Surfrolli

Tourists  are  terrorists, DA, TUT, HH… langsam kriechen die Autos der Fremden über die Landstraße, 70 sind erlaubt, da muss man doch nicht 60 fahren, nur um diese blöden Kühe und Maisfelder anzuglotzen. Geht doch zurück in Eure Steinwüsten! Ausgerechnet jetzt, der Wind ist noch ablandig und schwach, Vorhersage droht  Rückdrehung auf West an,  der Restswell vom Nordweststurm der letzten Nacht kann jederzeit zusammenbrechen, nur noch eine Stunde bis zum Hochwasser. Dabei gab es auf der Arbeit schon Stress genug, „ Warum ist das XY-Projekt noch nicht weiter? Ja,ja , wir tun unser Bestes, nächste Woche“, schnell raus, Sachen ins Auto und ab!

Vom Parkplatz ist die Dünung kaum zu sehen, rein in den Anzug, Brett wachsen, ab, ab in`s Wasser, jetzt bloß keine Fragen, „Wo isch denn Ihr  Seschel, kann men hier Wellereide, warum dun Sie de des da druffreibe? Gestern häze se hier sein müsse, da warn große Wellen, wie Hawei (Alter, gestern war auflandig 7, Chaos, Strömung, Schaum)“.

Ein Glück, kein anderer im Wasser, eigentlich auch kein Wunder, die Wellen brechen vielleicht hüfthoch, um dann auf Kniehöhe zu schrumpfen. Ist auch kein Wochenende. Ich paddle eine Welle an, springe auf die Füße, Turn, Cutback, Welle versackt, ich plumpse rein. „When I have problems I go surf, forget all problems, endless summer ; only a surfer knows the feeling“; Dreck, das sind doch alles nur Sprüche aus Marketingabteilungen irgendwelcher Sportartikelkonzerne. Ich vergesse hier nichts, Konto fast leer zur Monatsmitte, die Kinder seit einem Monat nicht gesehen, mein Knie tut weh, der Winter kommt auch bald, ohne Schuhe ist es fast schon zu kalt, die Planke vergilbt, müsste mal erneuert werden.

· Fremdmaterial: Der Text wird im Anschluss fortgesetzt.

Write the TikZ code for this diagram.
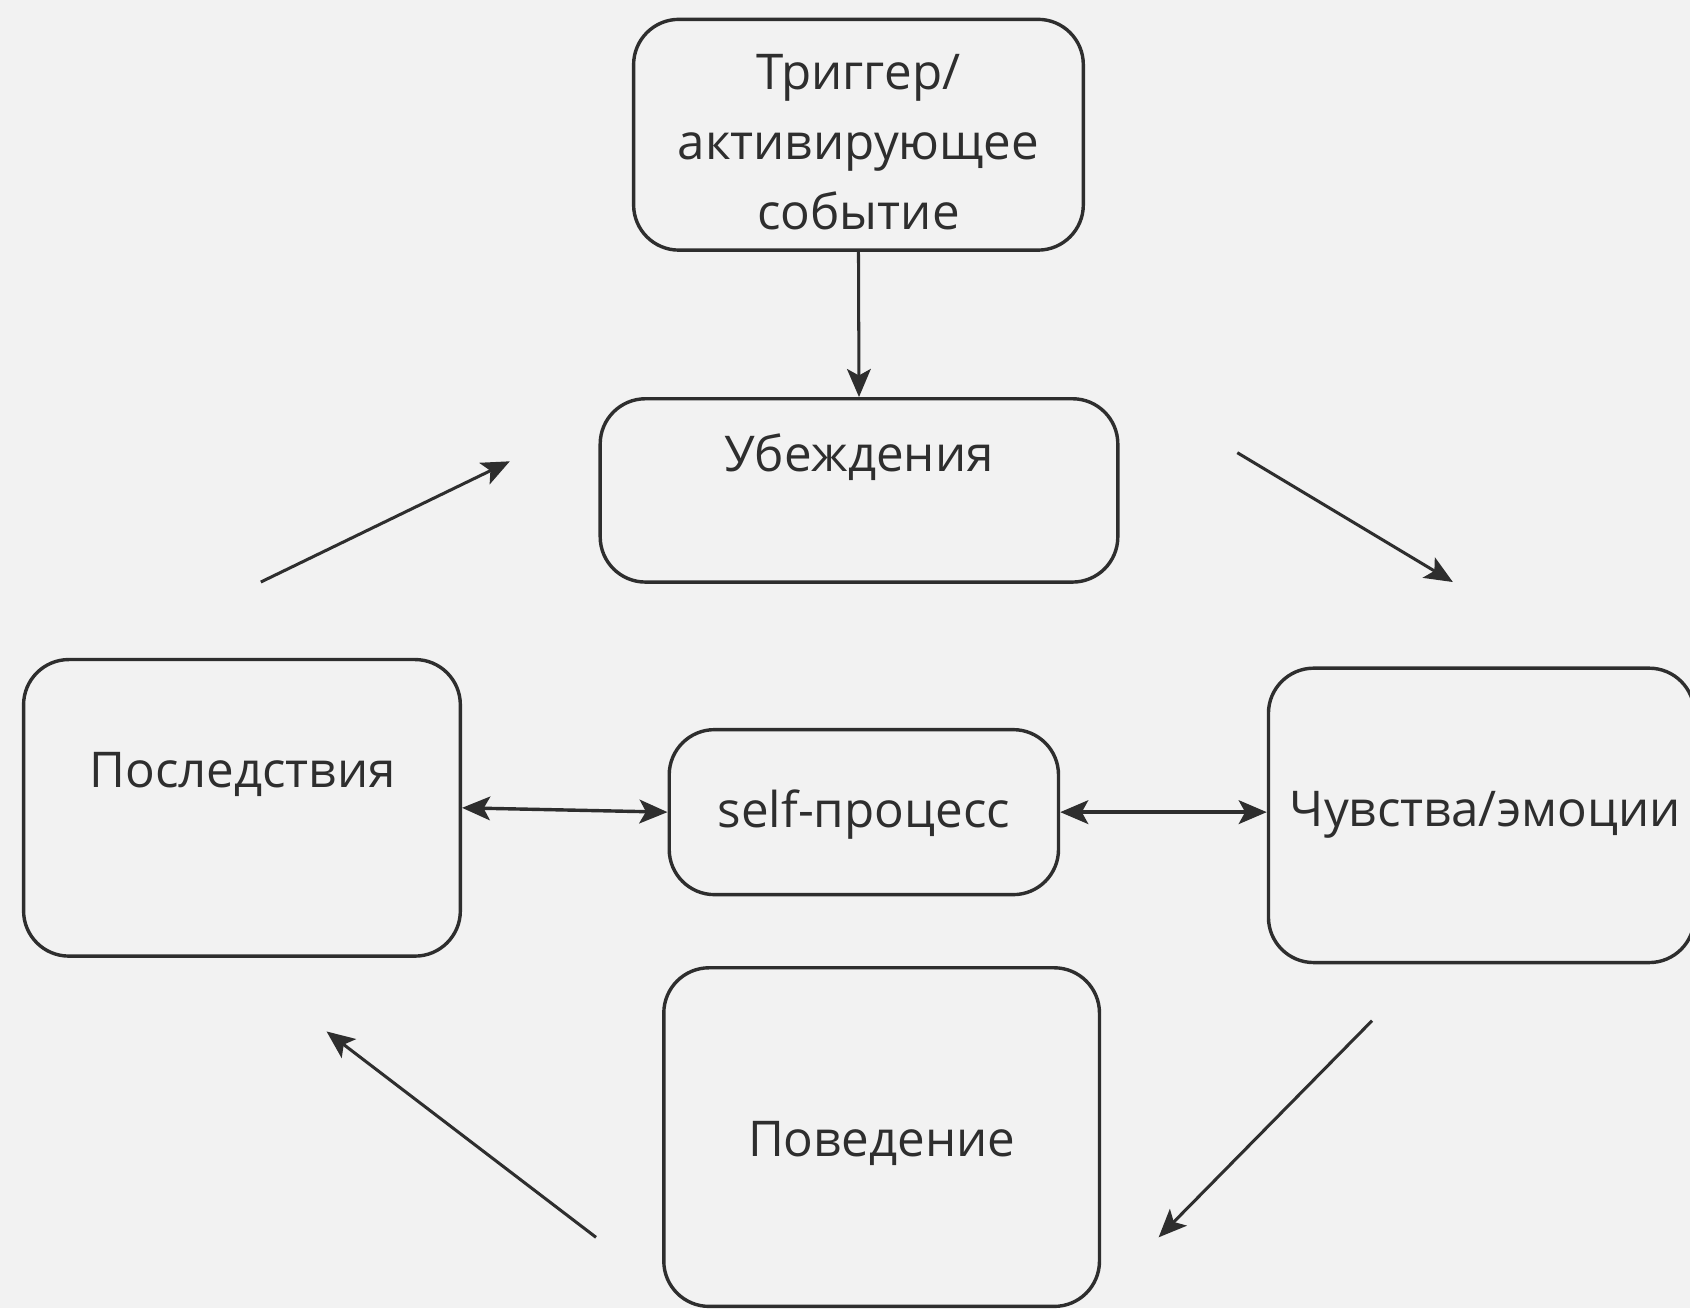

Neue Welle, Bottom Turn, Crosstep, ich zwinge einen Noseride, die Welle verliert ihre Kraft, Brett spitzelt ein, berührt den Sand, Abgang. Ich tauche aus dem knietiefen Wasser auf. Weiter oben sitzt ein junger Typ in so einem Strandrollstuhl, gelbe Ballonreifen, salzwasserfest, hinter ihm hält eine hagere Frau im Badeanzug die Griffe umklammert, als ob hier der Weihnachtstsunami droht. Die Welle läuft aus und umspült dem Typ die Füße bis zu den Knöcheln, läuft wieder zurück,  er jubelt kurz, lächelt breit, hebt die Hand und winkt. Ich packe mein Brett unter den Arm, bloß wieder in den Lineup. Moment – so geht das nicht! Der Typ kann nicht surfen, nicht mal laufen, sich wahrscheinlich nicht mal selber die Badebuxe  anziehen und hat  bei diesen Microwellen den Spaß seines Lebens? Ich kann laufen, schwimmen, surfen,  ärger mich die ganze Zeit?

Ich muss lächeln, hebe kurz die Hand, lege das Brett auf`s Wasser knie mich drauf, paddel über die erste Welle, die zweite kommt, hebt mich sanft an, Wassertropfen in der Spätsommersonne , auf dem Scheitelpunkt hebe ich beide Arme, um die ankommenden Linien zu grüßen, rutsche  auf dem Wellenrücken runter - was für ein Leben! When I have problem....

Bild von Henk

Test

Henk on Mo, 08/30/2010 - 09:26
Der Rollifahrer ist einer der Stoketester, die die alten hawaiianischen Götter an die Strände der Welt schicken. Test bestanden! Erinnert mich an die Geschichte von Sunn Rells Mann. Nach ihrem Krebstot ging er eines Tages in Chicago am Strand spazieren, hatte die Lust am Surfen und an allem verloren, dann sah er in den miesesten Onshore-Bedingungen im Winter jemanden surfen, der total stoked war und einfach nur glücklich. Da war er geheilt von seiner Trauer.
Bild von Patriz

sehr schön! wer kennt sie

Patriz on Sa, 08/28/2010 - 16:18
sehr schön! wer kennt sie nicht, die Unzufriedenheit... aber zum Glück ist man ja im Stande, die Sichtweise zu relativieren.